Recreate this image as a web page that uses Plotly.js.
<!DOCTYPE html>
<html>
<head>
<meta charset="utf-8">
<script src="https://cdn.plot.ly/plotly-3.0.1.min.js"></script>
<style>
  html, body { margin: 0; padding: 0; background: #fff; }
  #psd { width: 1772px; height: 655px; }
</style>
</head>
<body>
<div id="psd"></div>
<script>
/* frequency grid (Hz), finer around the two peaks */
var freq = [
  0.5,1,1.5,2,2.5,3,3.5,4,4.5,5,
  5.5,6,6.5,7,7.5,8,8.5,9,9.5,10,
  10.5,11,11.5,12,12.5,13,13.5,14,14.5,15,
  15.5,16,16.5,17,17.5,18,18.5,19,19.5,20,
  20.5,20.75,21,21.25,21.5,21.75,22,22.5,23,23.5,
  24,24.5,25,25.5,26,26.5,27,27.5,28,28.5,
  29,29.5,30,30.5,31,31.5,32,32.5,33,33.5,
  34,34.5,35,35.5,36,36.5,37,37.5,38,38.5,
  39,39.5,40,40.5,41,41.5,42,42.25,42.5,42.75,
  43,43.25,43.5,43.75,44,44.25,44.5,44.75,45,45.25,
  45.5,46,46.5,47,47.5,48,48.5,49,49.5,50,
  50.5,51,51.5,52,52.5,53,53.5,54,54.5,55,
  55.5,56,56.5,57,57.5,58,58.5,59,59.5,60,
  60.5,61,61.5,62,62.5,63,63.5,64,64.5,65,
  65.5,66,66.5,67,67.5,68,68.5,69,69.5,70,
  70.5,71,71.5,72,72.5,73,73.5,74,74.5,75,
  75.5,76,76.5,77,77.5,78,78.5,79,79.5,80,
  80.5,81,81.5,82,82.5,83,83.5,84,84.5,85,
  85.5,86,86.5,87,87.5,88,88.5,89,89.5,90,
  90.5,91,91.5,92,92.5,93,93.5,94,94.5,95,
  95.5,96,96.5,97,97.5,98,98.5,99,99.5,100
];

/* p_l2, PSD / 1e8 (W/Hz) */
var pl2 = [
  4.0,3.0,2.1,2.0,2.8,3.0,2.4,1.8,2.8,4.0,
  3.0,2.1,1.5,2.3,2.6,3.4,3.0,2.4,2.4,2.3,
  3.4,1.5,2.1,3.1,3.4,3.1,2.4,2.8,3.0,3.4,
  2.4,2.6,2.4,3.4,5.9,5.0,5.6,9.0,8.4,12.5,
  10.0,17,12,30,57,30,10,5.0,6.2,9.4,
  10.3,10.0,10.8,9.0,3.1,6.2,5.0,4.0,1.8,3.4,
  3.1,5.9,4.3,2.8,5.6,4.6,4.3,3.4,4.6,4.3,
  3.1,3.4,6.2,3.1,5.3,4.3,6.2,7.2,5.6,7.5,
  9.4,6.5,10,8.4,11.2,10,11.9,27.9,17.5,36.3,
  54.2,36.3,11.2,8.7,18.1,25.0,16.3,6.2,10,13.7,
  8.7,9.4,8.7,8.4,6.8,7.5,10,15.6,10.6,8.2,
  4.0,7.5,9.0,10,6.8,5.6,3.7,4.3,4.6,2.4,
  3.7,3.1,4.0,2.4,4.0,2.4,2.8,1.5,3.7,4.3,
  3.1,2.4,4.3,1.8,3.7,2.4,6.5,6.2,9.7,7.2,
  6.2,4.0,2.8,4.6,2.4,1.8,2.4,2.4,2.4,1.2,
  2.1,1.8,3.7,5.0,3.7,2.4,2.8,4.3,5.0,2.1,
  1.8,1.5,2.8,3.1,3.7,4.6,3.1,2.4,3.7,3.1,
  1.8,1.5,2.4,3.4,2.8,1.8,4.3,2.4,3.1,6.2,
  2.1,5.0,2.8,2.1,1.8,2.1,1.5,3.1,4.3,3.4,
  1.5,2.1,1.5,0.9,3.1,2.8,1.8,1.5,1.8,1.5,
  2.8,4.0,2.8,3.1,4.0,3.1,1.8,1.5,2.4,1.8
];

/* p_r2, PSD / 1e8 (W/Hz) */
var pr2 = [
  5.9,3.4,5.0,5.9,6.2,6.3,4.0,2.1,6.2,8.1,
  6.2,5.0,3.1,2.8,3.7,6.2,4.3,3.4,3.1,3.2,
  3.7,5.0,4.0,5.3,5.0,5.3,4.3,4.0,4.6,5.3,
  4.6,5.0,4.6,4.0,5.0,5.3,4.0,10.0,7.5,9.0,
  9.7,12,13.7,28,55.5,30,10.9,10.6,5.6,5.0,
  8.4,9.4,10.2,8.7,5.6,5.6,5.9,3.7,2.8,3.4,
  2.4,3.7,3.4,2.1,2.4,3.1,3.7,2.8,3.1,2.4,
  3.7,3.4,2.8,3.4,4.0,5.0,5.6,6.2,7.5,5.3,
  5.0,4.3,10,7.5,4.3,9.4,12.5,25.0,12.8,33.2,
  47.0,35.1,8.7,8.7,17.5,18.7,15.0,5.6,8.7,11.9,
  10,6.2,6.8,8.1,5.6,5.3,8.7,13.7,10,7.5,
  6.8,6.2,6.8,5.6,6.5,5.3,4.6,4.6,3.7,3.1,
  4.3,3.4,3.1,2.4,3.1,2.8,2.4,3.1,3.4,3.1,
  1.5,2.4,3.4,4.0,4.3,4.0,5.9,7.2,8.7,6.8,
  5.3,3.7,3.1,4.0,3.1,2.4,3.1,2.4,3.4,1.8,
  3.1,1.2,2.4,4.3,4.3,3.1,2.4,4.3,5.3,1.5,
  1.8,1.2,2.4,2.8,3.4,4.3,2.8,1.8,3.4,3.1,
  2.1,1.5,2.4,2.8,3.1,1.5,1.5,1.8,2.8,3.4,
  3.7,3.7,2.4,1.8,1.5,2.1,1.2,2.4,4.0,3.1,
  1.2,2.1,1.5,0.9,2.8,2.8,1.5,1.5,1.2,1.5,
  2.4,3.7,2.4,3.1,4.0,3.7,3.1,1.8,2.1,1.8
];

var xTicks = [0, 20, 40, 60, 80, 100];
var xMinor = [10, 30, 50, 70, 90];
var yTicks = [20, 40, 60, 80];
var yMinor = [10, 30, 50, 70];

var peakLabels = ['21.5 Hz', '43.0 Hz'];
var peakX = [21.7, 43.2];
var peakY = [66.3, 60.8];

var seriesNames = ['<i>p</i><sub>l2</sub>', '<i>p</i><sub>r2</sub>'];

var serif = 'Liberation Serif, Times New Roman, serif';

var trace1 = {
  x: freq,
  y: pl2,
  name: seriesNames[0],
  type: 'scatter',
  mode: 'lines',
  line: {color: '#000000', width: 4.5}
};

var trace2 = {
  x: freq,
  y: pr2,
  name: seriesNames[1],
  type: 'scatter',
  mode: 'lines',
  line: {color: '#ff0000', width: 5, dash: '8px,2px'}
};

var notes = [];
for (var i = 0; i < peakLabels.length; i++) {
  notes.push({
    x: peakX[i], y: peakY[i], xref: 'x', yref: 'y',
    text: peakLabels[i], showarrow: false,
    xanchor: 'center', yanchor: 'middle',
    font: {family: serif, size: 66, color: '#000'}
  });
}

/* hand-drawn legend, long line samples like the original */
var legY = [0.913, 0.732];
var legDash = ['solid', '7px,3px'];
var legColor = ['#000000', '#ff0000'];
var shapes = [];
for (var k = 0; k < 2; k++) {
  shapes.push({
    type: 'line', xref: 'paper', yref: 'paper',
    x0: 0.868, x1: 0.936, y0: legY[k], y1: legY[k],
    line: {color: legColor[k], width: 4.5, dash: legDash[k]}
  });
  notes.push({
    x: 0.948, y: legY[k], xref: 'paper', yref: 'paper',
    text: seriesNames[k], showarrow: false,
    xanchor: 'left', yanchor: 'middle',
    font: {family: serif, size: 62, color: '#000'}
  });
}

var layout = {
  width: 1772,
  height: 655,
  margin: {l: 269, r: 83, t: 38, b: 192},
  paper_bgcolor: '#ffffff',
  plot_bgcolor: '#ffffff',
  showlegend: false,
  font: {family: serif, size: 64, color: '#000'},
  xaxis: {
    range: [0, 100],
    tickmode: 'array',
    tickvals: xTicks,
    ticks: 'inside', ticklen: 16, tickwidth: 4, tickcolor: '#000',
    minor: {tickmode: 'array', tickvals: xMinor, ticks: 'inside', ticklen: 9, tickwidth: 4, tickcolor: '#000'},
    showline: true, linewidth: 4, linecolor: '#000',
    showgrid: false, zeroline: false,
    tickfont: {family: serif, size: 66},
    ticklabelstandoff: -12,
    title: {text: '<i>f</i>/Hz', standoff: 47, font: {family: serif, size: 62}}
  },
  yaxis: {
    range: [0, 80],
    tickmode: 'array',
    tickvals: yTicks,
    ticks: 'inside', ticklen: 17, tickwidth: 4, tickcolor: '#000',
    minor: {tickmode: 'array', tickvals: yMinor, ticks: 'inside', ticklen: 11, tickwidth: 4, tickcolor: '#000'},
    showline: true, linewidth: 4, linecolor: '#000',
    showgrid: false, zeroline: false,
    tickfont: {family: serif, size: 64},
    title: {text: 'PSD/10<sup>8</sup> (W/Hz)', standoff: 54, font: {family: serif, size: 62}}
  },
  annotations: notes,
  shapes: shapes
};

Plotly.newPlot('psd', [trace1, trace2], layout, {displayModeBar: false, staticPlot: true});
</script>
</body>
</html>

* * *

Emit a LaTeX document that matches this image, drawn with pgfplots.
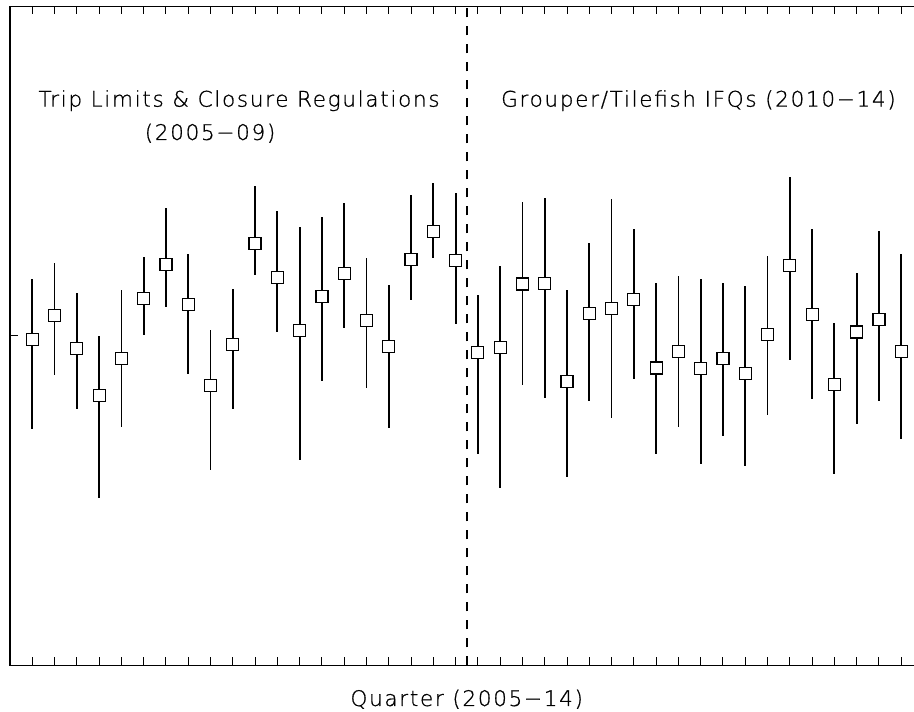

> [Set problem]: Gather each line of the listing containing the word "drawn" and show it.

> [Result of the task]:
/* hand-drawn legend, long line samples like the original */
Emit a LaTeX document that matches this image, drawn with pgfplots.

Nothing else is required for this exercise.